People liked Eric Shipton. He made friends easily and kept the ones he made. Although he married only once, many women were drawn to him. Admirer Beatrice Weir was just 17 when she met him at a garden party in India. "Suddenly," she later said, "there appeared this extraordinary brown-faced man, fairly small, with strong legs and a strong body, a shock of hair and slightly weak chin. He had blazing blue eyes everyone used to talk about; he just sat and looked. It was indefinable. I melted like an ice cube."
Yet there was something distant about him, as if he held an important part of himself in reserve, as remote and wild as the mountains he loved so much. His greatest pleasure came from journeys into unknown, unmapped terrain, and he preferred to take the simplest way possible. Dismayed by the massive scale of a typical Everest expedition, he scorned the "small town of tents that sprung up each evening, the noise and racket of each fresh start, the sight of a huge army invading the peaceful valleys."
Instead, Shipton and his climbing partner, Bill Tilman, joked that they could "organise a Himalayan expedition in half an hour on the back of an envelope." Unusual in the 1930s, their no-frills style has since become the standard—lightweight, low impact, self-propelled, culturally sensitive, and motivated by the sheer joy of exploration.

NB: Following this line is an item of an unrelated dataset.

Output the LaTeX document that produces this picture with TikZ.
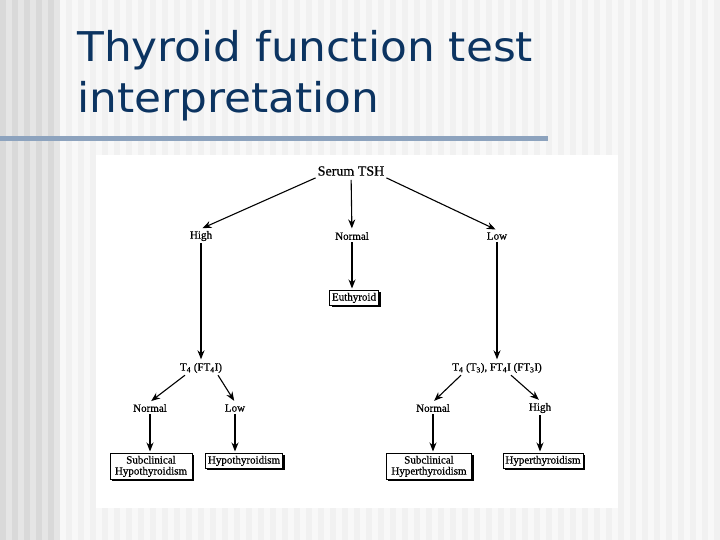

All this was on my mind last May when Mark Newcomb, Nancy Feagin, Sam Lightner, Jr., Gordon Wiltsie, and I arrived in Kashgar, Xinjiang Province, with plans for our adventure—friends on a lighthearted, lightly ladened excursion to the far side of the planet. Our admiration for Shipton, and curiosity about his arch, had brought us together. We tried to imagine Kashgar as he would have seen it in 1940, when he arrived there to assume his post as British consul.
Among Britain's most remote diplomatic posts, Kashgar was Shipton's kind of place. Isolated, difficult to reach, steeped in the romance of Central Asia, the city lies on the edge of the vast Taklimakan Desert in the shadow of the continent's greatest mountain ranges. For some 2,000 years it served as a way station and trading center on the Silk Road. It was also a strategic vantage point for players in the "Great Game"—the political struggle for Asian dominance between Britain and Russia in the late 19th and early 20th centuries. At the junction of shifting empires, the region was controlled by China, but rebellions, civil war, and conquest often tested that control. During Shipton's time there was no telling who might win.
By all accounts Shipton was an effective diplomat. He led excursions into the surrounding country, where he climbed mountains and combined hunting with exploring and even some amateur spying. Every month he sent to India secret reports filled with political analysis and information on rebellions, intrigues, troop movements, and Soviet activities in the region.